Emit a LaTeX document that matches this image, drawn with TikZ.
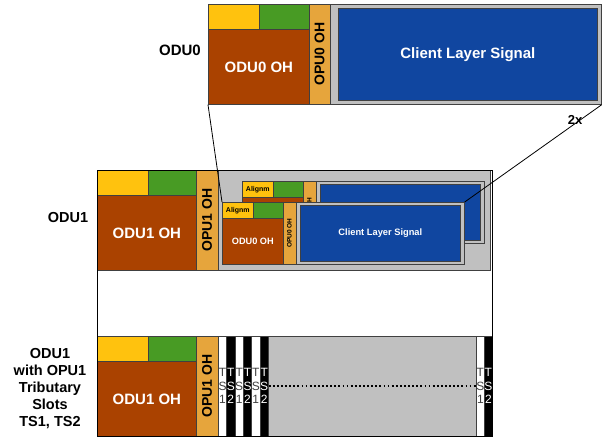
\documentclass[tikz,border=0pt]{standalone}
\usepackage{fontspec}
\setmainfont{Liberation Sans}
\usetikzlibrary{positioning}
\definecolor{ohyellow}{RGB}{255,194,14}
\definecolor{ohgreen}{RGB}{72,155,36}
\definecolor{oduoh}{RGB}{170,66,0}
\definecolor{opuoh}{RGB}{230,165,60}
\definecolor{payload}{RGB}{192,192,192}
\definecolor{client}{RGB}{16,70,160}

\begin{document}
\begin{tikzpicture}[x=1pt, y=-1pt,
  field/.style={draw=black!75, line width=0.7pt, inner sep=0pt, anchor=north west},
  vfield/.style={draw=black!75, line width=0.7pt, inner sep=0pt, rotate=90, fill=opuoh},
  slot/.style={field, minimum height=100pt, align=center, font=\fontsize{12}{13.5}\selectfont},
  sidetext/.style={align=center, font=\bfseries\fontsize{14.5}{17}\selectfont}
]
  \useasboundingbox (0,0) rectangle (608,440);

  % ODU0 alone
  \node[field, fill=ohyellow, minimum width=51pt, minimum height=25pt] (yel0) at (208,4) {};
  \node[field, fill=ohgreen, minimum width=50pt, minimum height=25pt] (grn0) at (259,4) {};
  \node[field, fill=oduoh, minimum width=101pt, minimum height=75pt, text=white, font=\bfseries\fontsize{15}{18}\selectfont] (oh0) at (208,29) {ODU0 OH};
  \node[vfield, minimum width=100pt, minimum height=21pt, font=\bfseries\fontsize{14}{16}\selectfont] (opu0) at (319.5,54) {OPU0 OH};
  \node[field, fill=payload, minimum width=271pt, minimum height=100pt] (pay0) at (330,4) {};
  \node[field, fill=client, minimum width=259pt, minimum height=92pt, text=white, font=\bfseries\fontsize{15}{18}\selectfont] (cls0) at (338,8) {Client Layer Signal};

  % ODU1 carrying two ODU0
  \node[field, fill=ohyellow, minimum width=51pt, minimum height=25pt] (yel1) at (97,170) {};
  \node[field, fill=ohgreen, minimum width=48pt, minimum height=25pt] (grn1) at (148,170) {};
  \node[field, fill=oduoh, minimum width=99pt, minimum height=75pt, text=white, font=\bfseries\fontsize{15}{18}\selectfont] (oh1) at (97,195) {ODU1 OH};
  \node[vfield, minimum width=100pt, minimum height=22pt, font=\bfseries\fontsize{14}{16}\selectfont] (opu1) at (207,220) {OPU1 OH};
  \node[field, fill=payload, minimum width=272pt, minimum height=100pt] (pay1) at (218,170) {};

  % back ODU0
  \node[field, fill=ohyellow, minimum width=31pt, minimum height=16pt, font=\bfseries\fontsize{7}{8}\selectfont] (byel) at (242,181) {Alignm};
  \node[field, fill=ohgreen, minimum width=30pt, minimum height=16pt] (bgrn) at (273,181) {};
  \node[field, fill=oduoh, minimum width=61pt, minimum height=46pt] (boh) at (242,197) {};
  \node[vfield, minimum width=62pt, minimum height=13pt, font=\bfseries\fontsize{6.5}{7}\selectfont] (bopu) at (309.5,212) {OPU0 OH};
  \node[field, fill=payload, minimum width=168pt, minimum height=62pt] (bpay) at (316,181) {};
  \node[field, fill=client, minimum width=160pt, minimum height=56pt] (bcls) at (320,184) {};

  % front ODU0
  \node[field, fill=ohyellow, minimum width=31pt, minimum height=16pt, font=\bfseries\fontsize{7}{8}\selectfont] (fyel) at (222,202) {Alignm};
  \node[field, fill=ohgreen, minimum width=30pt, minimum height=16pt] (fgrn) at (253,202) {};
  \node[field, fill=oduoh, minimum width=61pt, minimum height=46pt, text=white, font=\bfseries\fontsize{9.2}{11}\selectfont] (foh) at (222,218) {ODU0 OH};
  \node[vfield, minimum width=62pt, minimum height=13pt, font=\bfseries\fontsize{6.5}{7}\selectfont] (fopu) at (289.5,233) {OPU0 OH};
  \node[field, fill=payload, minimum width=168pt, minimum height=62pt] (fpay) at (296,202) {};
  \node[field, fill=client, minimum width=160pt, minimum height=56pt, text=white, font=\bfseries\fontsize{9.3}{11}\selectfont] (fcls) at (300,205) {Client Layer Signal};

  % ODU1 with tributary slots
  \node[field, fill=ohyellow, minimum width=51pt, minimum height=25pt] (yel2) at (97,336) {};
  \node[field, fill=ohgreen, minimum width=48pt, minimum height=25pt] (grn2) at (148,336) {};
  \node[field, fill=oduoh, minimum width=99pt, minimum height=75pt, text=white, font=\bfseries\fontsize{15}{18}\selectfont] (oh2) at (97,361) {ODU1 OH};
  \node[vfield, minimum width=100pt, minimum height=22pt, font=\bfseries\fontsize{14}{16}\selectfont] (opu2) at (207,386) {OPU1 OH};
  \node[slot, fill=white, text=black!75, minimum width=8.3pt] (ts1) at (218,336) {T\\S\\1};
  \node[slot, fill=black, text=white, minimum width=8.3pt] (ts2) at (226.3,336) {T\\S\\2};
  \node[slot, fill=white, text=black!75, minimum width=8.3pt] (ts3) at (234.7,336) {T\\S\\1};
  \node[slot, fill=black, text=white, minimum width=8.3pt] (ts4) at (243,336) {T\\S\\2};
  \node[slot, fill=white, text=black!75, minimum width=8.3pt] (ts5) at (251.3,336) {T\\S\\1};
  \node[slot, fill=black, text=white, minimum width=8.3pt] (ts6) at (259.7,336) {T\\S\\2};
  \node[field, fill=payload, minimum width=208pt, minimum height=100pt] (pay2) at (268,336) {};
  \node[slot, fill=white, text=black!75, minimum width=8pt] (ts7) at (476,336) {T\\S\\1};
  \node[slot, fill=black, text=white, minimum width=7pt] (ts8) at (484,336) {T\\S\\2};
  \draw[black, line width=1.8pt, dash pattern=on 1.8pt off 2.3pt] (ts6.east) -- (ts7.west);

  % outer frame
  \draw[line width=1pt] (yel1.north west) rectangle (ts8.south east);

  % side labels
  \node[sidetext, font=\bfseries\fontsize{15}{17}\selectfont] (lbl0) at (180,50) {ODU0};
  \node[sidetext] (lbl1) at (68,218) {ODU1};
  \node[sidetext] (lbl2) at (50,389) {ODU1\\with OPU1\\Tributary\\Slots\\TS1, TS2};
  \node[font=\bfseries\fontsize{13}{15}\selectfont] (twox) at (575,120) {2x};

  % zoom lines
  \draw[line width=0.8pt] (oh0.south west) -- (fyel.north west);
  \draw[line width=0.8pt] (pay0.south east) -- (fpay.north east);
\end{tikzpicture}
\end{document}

--

--- Written task ---
The lines from the start of the data through the line that contains "minimum width=272pt, minimum" are to be returned exactly, please, with both ends included and every picture left out.

--- Exercise answer ---
Emit a LaTeX document that matches this image, drawn with TikZ.
\documentclass[tikz,border=0pt]{standalone}
\usepackage{fontspec}
\setmainfont{Liberation Sans}
\usetikzlibrary{positioning}
\definecolor{ohyellow}{RGB}{255,194,14}
\definecolor{ohgreen}{RGB}{72,155,36}
\definecolor{oduoh}{RGB}{170,66,0}
\definecolor{opuoh}{RGB}{230,165,60}
\definecolor{payload}{RGB}{192,192,192}
\definecolor{client}{RGB}{16,70,160}

\begin{document}
\begin{tikzpicture}[x=1pt, y=-1pt,
  field/.style={draw=black!75, line width=0.7pt, inner sep=0pt, anchor=north west},
  vfield/.style={draw=black!75, line width=0.7pt, inner sep=0pt, rotate=90, fill=opuoh},
  slot/.style={field, minimum height=100pt, align=center, font=\fontsize{12}{13.5}\selectfont},
  sidetext/.style={align=center, font=\bfseries\fontsize{14.5}{17}\selectfont}
]
  \useasboundingbox (0,0) rectangle (608,440);

  % ODU0 alone
  \node[field, fill=ohyellow, minimum width=51pt, minimum height=25pt] (yel0) at (208,4) {};
  \node[field, fill=ohgreen, minimum width=50pt, minimum height=25pt] (grn0) at (259,4) {};
  \node[field, fill=oduoh, minimum width=101pt, minimum height=75pt, text=white, font=\bfseries\fontsize{15}{18}\selectfont] (oh0) at (208,29) {ODU0 OH};
  \node[vfield, minimum width=100pt, minimum height=21pt, font=\bfseries\fontsize{14}{16}\selectfont] (opu0) at (319.5,54) {OPU0 OH};
  \node[field, fill=payload, minimum width=271pt, minimum height=100pt] (pay0) at (330,4) {};
  \node[field, fill=client, minimum width=259pt, minimum height=92pt, text=white, font=\bfseries\fontsize{15}{18}\selectfont] (cls0) at (338,8) {Client Layer Signal};

  % ODU1 carrying two ODU0
  \node[field, fill=ohyellow, minimum width=51pt, minimum height=25pt] (yel1) at (97,170) {};
  \node[field, fill=ohgreen, minimum width=48pt, minimum height=25pt] (grn1) at (148,170) {};
  \node[field, fill=oduoh, minimum width=99pt, minimum height=75pt, text=white, font=\bfseries\fontsize{15}{18}\selectfont] (oh1) at (97,195) {ODU1 OH};
  \node[vfield, minimum width=100pt, minimum height=22pt, font=\bfseries\fontsize{14}{16}\selectfont] (opu1) at (207,220) {OPU1 OH};
  \node[field, fill=payload, minimum width=272pt, minimum height=100pt] (pay1) at (218,170) {};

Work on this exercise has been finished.